**Short task:**
Copy out exactly the lines from the start of the data to the line containing "const fV = [0, 0, 0.8333, 0.8333, 0, 0];". Include both.

**Data block:**

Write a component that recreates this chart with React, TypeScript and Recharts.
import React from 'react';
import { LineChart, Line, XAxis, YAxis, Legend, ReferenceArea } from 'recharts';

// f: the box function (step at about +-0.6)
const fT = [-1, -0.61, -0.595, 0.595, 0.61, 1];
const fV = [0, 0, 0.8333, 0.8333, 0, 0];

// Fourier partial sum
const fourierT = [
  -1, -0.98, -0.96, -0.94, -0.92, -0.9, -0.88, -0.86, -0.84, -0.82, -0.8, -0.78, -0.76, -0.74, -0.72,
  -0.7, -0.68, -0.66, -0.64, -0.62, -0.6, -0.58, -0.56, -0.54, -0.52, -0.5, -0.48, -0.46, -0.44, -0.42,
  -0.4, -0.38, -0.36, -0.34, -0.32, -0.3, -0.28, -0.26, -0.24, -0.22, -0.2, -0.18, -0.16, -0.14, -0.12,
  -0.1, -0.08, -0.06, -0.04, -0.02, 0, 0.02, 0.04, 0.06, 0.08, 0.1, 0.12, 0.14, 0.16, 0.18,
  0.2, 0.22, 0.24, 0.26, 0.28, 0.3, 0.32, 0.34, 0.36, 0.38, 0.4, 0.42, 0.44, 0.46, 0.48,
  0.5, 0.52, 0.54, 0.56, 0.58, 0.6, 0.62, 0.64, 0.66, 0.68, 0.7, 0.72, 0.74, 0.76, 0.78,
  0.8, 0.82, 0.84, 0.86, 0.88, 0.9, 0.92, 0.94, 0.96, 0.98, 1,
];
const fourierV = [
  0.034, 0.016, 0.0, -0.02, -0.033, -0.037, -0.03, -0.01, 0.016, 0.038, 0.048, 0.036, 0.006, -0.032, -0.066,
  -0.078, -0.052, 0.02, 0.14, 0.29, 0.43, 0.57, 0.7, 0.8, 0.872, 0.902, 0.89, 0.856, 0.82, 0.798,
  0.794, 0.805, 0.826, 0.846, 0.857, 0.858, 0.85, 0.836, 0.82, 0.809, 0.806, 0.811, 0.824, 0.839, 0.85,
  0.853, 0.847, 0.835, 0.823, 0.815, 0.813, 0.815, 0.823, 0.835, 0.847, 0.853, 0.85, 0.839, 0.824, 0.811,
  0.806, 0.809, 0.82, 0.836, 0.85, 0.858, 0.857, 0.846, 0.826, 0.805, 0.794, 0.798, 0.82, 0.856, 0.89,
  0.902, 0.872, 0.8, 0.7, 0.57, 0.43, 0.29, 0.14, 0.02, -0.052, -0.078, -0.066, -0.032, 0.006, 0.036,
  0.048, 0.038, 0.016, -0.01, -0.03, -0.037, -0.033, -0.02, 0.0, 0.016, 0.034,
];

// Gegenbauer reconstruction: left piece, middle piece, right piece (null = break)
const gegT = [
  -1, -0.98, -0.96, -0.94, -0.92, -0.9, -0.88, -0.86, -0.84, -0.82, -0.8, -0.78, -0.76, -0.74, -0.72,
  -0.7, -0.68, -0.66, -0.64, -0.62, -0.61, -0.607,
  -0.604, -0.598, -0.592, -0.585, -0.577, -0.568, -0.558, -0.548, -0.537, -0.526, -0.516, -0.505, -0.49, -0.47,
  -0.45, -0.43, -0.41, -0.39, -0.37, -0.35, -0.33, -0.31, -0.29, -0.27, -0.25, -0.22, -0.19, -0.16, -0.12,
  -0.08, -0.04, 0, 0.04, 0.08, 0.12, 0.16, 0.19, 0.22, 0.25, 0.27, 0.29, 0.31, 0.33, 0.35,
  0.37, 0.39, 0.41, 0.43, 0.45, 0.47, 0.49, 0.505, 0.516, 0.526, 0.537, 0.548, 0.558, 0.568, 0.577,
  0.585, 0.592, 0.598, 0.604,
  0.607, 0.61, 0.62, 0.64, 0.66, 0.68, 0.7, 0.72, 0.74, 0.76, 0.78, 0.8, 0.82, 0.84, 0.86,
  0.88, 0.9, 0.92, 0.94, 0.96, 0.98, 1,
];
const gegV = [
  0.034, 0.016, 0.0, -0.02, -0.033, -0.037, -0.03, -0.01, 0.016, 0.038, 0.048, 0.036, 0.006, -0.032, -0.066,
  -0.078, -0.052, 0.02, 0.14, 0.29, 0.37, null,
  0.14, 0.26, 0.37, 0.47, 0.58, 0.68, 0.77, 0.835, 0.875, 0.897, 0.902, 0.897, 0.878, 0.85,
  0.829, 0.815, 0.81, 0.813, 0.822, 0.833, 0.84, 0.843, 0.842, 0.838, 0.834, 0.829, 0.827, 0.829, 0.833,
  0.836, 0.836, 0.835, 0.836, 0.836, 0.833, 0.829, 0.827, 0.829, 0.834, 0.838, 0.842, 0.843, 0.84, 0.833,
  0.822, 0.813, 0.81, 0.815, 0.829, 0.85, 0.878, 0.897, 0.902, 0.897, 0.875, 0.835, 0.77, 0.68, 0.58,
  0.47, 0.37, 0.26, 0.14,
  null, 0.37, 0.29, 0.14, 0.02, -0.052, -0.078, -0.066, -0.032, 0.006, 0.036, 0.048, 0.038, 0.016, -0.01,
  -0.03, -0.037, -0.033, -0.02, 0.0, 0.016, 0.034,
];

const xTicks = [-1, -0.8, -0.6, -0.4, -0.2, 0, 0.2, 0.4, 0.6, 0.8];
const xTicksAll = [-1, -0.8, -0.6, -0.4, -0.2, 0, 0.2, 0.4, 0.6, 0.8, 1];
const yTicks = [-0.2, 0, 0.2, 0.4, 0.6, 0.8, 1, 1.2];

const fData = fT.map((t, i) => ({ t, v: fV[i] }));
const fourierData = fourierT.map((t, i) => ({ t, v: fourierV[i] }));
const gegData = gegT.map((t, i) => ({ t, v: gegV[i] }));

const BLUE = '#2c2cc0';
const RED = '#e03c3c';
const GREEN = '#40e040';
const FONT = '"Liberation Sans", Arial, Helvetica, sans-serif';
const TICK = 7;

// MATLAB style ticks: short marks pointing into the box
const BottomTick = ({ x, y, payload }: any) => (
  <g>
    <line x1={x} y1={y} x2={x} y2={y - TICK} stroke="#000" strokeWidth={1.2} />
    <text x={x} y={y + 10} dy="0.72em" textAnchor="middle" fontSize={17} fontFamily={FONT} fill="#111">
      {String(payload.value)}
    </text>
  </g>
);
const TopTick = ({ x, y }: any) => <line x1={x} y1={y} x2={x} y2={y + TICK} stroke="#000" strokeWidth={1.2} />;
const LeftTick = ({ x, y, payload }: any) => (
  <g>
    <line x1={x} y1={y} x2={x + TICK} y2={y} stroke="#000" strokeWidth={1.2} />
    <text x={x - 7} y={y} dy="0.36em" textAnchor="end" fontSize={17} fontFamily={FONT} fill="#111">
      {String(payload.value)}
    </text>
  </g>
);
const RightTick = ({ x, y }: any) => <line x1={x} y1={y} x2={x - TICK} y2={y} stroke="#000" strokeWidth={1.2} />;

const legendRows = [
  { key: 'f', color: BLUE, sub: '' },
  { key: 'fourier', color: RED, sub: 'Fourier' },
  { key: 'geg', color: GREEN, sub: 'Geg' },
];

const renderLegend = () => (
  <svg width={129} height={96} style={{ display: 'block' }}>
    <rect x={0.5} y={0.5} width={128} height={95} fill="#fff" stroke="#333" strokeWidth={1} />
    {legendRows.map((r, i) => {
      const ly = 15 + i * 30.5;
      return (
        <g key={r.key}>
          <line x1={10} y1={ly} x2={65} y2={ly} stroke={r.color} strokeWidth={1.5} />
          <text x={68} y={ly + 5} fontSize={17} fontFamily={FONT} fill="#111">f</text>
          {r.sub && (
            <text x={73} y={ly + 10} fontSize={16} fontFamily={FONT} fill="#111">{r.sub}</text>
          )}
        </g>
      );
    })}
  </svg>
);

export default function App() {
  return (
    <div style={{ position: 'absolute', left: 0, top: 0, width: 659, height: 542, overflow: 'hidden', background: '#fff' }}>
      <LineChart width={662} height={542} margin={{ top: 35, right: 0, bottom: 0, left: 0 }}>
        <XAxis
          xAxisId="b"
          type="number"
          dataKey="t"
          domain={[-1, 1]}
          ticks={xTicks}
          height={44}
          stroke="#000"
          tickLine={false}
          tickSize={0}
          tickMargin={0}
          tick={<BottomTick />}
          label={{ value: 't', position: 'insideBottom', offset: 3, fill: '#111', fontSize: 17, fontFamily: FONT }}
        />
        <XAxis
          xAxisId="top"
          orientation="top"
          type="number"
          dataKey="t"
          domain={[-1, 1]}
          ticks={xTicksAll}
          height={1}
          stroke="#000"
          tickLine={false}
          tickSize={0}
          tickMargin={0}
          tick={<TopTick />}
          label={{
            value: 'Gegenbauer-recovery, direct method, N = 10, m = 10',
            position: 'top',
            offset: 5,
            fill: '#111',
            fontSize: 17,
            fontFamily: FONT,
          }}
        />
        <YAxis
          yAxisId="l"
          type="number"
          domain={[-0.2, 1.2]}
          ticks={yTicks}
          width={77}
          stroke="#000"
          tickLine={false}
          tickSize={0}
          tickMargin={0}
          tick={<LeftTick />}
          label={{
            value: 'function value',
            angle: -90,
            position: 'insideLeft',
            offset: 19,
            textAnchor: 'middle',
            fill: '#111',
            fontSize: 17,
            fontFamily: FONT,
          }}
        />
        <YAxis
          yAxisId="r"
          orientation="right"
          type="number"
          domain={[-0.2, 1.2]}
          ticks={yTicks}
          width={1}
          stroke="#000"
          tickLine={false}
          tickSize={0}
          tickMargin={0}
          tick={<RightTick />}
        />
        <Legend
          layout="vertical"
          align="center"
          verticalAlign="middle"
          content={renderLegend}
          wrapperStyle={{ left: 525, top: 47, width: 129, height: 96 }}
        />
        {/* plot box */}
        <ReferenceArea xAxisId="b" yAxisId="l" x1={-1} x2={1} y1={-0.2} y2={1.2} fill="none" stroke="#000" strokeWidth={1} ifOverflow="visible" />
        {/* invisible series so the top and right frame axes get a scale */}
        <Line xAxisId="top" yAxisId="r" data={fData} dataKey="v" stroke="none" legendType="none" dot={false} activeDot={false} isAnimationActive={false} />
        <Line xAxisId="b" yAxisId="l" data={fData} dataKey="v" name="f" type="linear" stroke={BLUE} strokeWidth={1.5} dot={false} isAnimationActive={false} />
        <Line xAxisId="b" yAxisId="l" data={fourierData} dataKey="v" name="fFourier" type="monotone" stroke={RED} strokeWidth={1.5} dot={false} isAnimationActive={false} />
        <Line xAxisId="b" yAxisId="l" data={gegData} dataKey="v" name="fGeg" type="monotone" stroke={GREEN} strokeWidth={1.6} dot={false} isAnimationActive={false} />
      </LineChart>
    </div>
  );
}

**Correct answer:**
Write a component that recreates this chart with React, TypeScript and Recharts.
import React from 'react';
import { LineChart, Line, XAxis, YAxis, Legend, ReferenceArea } from 'recharts';

// f: the box function (step at about +-0.6)
const fT = [-1, -0.61, -0.595, 0.595, 0.61, 1];
const fV = [0, 0, 0.8333, 0.8333, 0, 0];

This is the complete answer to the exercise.